+++ Provided material

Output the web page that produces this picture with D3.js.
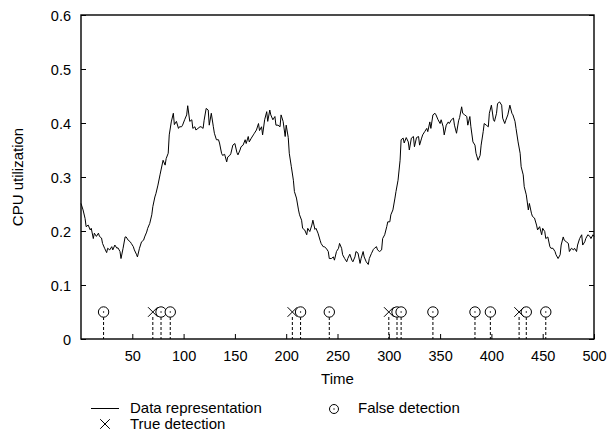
<!DOCTYPE html>
<html>
<head>
<meta charset="utf-8">
<script src="https://cdn.jsdelivr.net/npm/d3@7"></script>
<style>
  body { margin: 0; background: #fff; }
  text { font-family: "Liberation Sans", Arial, sans-serif; fill: #000; }
</style>
</head>
<body>
<div id="chart"></div>
<script>
// CPU utilization series
const time = [0, 2, 4, 5, 7, 9, 10, 12, 13, 15, 17, 18, 20, 21, 23, 25, 26, 28, 30, 31, 33, 35, 36, 38, 39, 41, 43, 44, 46, 48, 49, 51, 52, 54, 55, 57, 59, 61, 62, 64, 65, 67, 69, 70, 72, 73, 75, 77, 78, 80, 82, 83, 85, 86, 88, 90, 91, 93, 95, 96, 98, 99, 101, 103, 104, 106, 108, 109, 111, 112, 114, 116, 117, 119, 120, 122, 124, 125, 127, 129, 130, 132, 134, 135, 137, 138, 140, 142, 143, 145, 146, 148, 150, 152, 153, 155, 156, 158, 160, 161, 163, 164, 166, 168, 169, 171, 173, 174, 176, 177, 179, 181, 182, 184, 185, 187, 189, 190, 192, 194, 195, 197, 199, 200, 202, 203, 205, 207, 208, 210, 212, 213, 215, 216, 218, 220, 221, 223, 225, 226, 228, 229, 231, 233, 234, 236, 237, 239, 241, 242, 244, 246, 247, 249, 251, 252, 254, 255, 257, 259, 260, 262, 264, 265, 267, 268, 270, 272, 273, 275, 276, 278, 280, 281, 283, 285, 286, 288, 289, 291, 293, 294, 296, 298, 299, 301, 302, 304, 306, 307, 309, 311, 312, 314, 315, 317, 319, 320, 322, 324, 325, 327, 329, 330, 332, 333, 335, 337, 338, 340, 341, 343, 345, 346, 348, 350, 351, 353, 354, 356, 358, 359, 361, 363, 364, 366, 368, 369, 371, 372, 374, 376, 377, 379, 380, 382, 384, 385, 387, 389, 390, 392, 393, 395, 397, 398, 400, 402, 403, 405, 406, 408, 410, 411, 413, 414, 416, 418, 420, 421, 423, 424, 426, 428, 429, 431, 432, 434, 436, 437, 439, 440, 442, 444, 445, 447, 449, 450, 452, 453, 455, 457, 458, 460, 462, 463, 465, 467, 468, 470, 471, 473, 475, 476, 478, 480, 481, 483, 484, 486, 488, 489, 491, 492, 494, 496, 497, 499, 500];
const cpu = [0.251, 0.239, 0.223, 0.208, 0.211, 0.202, 0.205, 0.186, 0.196, 0.190, 0.196, 0.190, 0.187, 0.177, 0.168, 0.160, 0.168, 0.165, 0.171, 0.165, 0.174, 0.168, 0.169, 0.162, 0.149, 0.168, 0.189, 0.189, 0.183, 0.180, 0.177, 0.171, 0.165, 0.157, 0.152, 0.168, 0.180, 0.183, 0.189, 0.198, 0.205, 0.214, 0.230, 0.245, 0.263, 0.269, 0.285, 0.304, 0.313, 0.331, 0.322, 0.334, 0.344, 0.378, 0.402, 0.418, 0.397, 0.403, 0.390, 0.393, 0.393, 0.396, 0.406, 0.415, 0.432, 0.403, 0.406, 0.390, 0.393, 0.387, 0.390, 0.393, 0.393, 0.390, 0.405, 0.427, 0.424, 0.396, 0.418, 0.393, 0.381, 0.369, 0.369, 0.363, 0.344, 0.340, 0.342, 0.328, 0.337, 0.340, 0.343, 0.359, 0.362, 0.345, 0.341, 0.350, 0.356, 0.359, 0.369, 0.362, 0.375, 0.365, 0.372, 0.378, 0.381, 0.387, 0.399, 0.386, 0.393, 0.378, 0.406, 0.421, 0.403, 0.424, 0.415, 0.406, 0.412, 0.396, 0.396, 0.393, 0.415, 0.403, 0.375, 0.396, 0.373, 0.344, 0.319, 0.294, 0.273, 0.261, 0.239, 0.230, 0.220, 0.205, 0.202, 0.193, 0.205, 0.199, 0.211, 0.220, 0.203, 0.205, 0.196, 0.183, 0.177, 0.171, 0.171, 0.168, 0.162, 0.149, 0.149, 0.152, 0.146, 0.162, 0.168, 0.177, 0.168, 0.156, 0.149, 0.143, 0.149, 0.157, 0.146, 0.143, 0.152, 0.162, 0.159, 0.140, 0.149, 0.162, 0.152, 0.143, 0.138, 0.149, 0.158, 0.166, 0.168, 0.171, 0.165, 0.162, 0.165, 0.186, 0.193, 0.208, 0.217, 0.217, 0.230, 0.239, 0.261, 0.273, 0.294, 0.331, 0.369, 0.372, 0.363, 0.373, 0.365, 0.350, 0.372, 0.375, 0.356, 0.373, 0.375, 0.359, 0.372, 0.378, 0.384, 0.390, 0.384, 0.402, 0.390, 0.415, 0.418, 0.415, 0.406, 0.399, 0.406, 0.393, 0.378, 0.396, 0.402, 0.399, 0.406, 0.409, 0.396, 0.381, 0.404, 0.410, 0.430, 0.418, 0.415, 0.412, 0.396, 0.412, 0.393, 0.365, 0.359, 0.344, 0.331, 0.340, 0.359, 0.384, 0.399, 0.396, 0.393, 0.418, 0.433, 0.406, 0.403, 0.418, 0.436, 0.439, 0.433, 0.409, 0.399, 0.405, 0.415, 0.433, 0.418, 0.415, 0.403, 0.390, 0.365, 0.344, 0.319, 0.304, 0.282, 0.267, 0.239, 0.251, 0.233, 0.227, 0.224, 0.211, 0.202, 0.208, 0.193, 0.205, 0.199, 0.186, 0.189, 0.171, 0.168, 0.168, 0.162, 0.156, 0.149, 0.156, 0.174, 0.189, 0.183, 0.180, 0.177, 0.162, 0.168, 0.165, 0.168, 0.162, 0.174, 0.186, 0.193, 0.174, 0.180, 0.186, 0.193, 0.190, 0.186, 0.193, 0.190];

// detections (time) drawn at level 0.05
const trueDetections = [70, 206, 300, 427];
const falseDetections = [22, 78, 87, 214, 242, 308, 312, 343, 384, 399, 434, 453];
const markerLevel = 0.05;

const xTicks = [50, 100, 150, 200, 250, 300, 350, 400, 450, 500];
const yTicks = [0, 0.1, 0.2, 0.3, 0.4, 0.5, 0.6];

const svgWidth = 610;
const svgHeight = 435;
const margin = { top: 15, right: 16, bottom: 96, left: 81 };
const width = svgWidth - margin.left - margin.right;
const height = svgHeight - margin.top - margin.bottom;

const svg = d3.select("#chart").append("svg")
  .attr("width", svgWidth)
  .attr("height", svgHeight);

const g = svg.append("g")
  .attr("transform", `translate(${margin.left}, ${margin.top})`);

const x = d3.scaleLinear().domain([0, 500]).range([0, width]);
const y = d3.scaleLinear().domain([0, 0.6]).range([height, 0]);

// axes, ticks pointing inward
const xAxis = g.append("g")
  .attr("transform", `translate(0, ${height})`)
  .call(d3.axisBottom(x).tickValues(xTicks).tickSize(-5).tickPadding(12).tickFormat(d3.format("d")));
const yAxis = g.append("g")
  .call(d3.axisLeft(y).tickValues(yTicks).tickSize(-5).tickPadding(10).tickFormat(d3.format(".1~f")));
const rAxis = g.append("g")
  .attr("transform", `translate(${width}, 0)`)
  .call(d3.axisRight(y).tickValues(yTicks).tickSize(-5).tickFormat(""));

[xAxis, yAxis, rAxis].forEach(a => {
  a.select(".domain").remove();
  a.selectAll(".tick line").attr("stroke", "#000").attr("stroke-width", 1);
  a.selectAll("text").attr("font-size", "14.5px").attr("font-family", "Liberation Sans, Arial, sans-serif");
});
yAxis.selectAll("text").attr("dy", "0.35em");

// frame
g.append("rect")
  .attr("width", width)
  .attr("height", height)
  .attr("fill", "none")
  .attr("stroke", "#000")
  .attr("stroke-width", 1.4);

// data line
const series = time.map((t, i) => ({ t: t, v: cpu[i] }));
g.append("path")
  .datum(series)
  .attr("fill", "none")
  .attr("stroke", "#000")
  .attr("stroke-width", 1)
  .attr("d", d3.line().x(d => x(d.t)).y(d => y(d.v)));

// dashed drop lines
const allDetections = trueDetections.concat(falseDetections);
g.selectAll(".drop")
  .data(allDetections)
  .enter()
  .append("line")
  .attr("class", "drop")
  .attr("x1", d => x(d))
  .attr("x2", d => x(d))
  .attr("y1", y(markerLevel) + 5)
  .attr("y2", y(0))
  .attr("stroke", "#000")
  .attr("stroke-width", 1)
  .attr("stroke-dasharray", "3,2");

// false detection markers: circle with dot
function circleMarker(sel, r) {
  sel.append("circle").attr("r", r).attr("fill", "#fff").attr("stroke", "#000").attr("stroke-width", 1);
  sel.append("circle").attr("r", 0.7).attr("fill", "#000");
}
function crossMarker(sel, s) {
  sel.append("path")
    .attr("d", `M${-s},${-s}L${s},${s}M${-s},${s}L${s},${-s}`)
    .attr("stroke", "#000")
    .attr("stroke-width", 1)
    .attr("fill", "none");
}

g.selectAll(".fd")
  .data(falseDetections)
  .enter()
  .append("g")
  .attr("class", "fd")
  .attr("transform", d => `translate(${x(d)}, ${y(markerLevel)})`)
  .call(circleMarker, 5.2);

g.selectAll(".td")
  .data(trueDetections)
  .enter()
  .append("g")
  .attr("class", "td")
  .attr("transform", d => `translate(${x(d)}, ${y(markerLevel)})`)
  .call(crossMarker, 4.8);

// axis titles
g.append("text")
  .attr("x", width / 2)
  .attr("y", 384 - margin.top)
  .attr("text-anchor", "middle")
  .attr("font-size", "15px")
  .text("Time");

svg.append("text")
  .attr("transform", `translate(23, ${margin.top + height / 2}) rotate(-90)`)
  .attr("text-anchor", "middle")
  .attr("font-size", "15px")
  .text("CPU utilization");

// legend
const legend = svg.append("g");
legend.append("line")
  .attr("x1", 91).attr("x2", 119)
  .attr("y1", 408.5).attr("y2", 408.5)
  .attr("stroke", "#000").attr("stroke-width", 1);
legend.append("text").attr("x", 130).attr("y", 412.5).attr("font-size", "15px").text("Data representation");
legend.append("g").attr("transform", "translate(105, 424)").call(crossMarker, 4.8);
legend.append("text").attr("x", 130).attr("y", 429).attr("font-size", "15px").text("True detection");
legend.append("g").attr("transform", "translate(334, 409)").call(circleMarker, 4.5);
legend.append("text").attr("x", 358).attr("y", 412.5).attr("font-size", "15px").text("False detection");
</script>
</body>
</html>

++++++

Exercise details
Filter lines by "with" and return each hit.

Right answer
Output the web page that produces this picture with D3.js.
// false detection markers: circle with dot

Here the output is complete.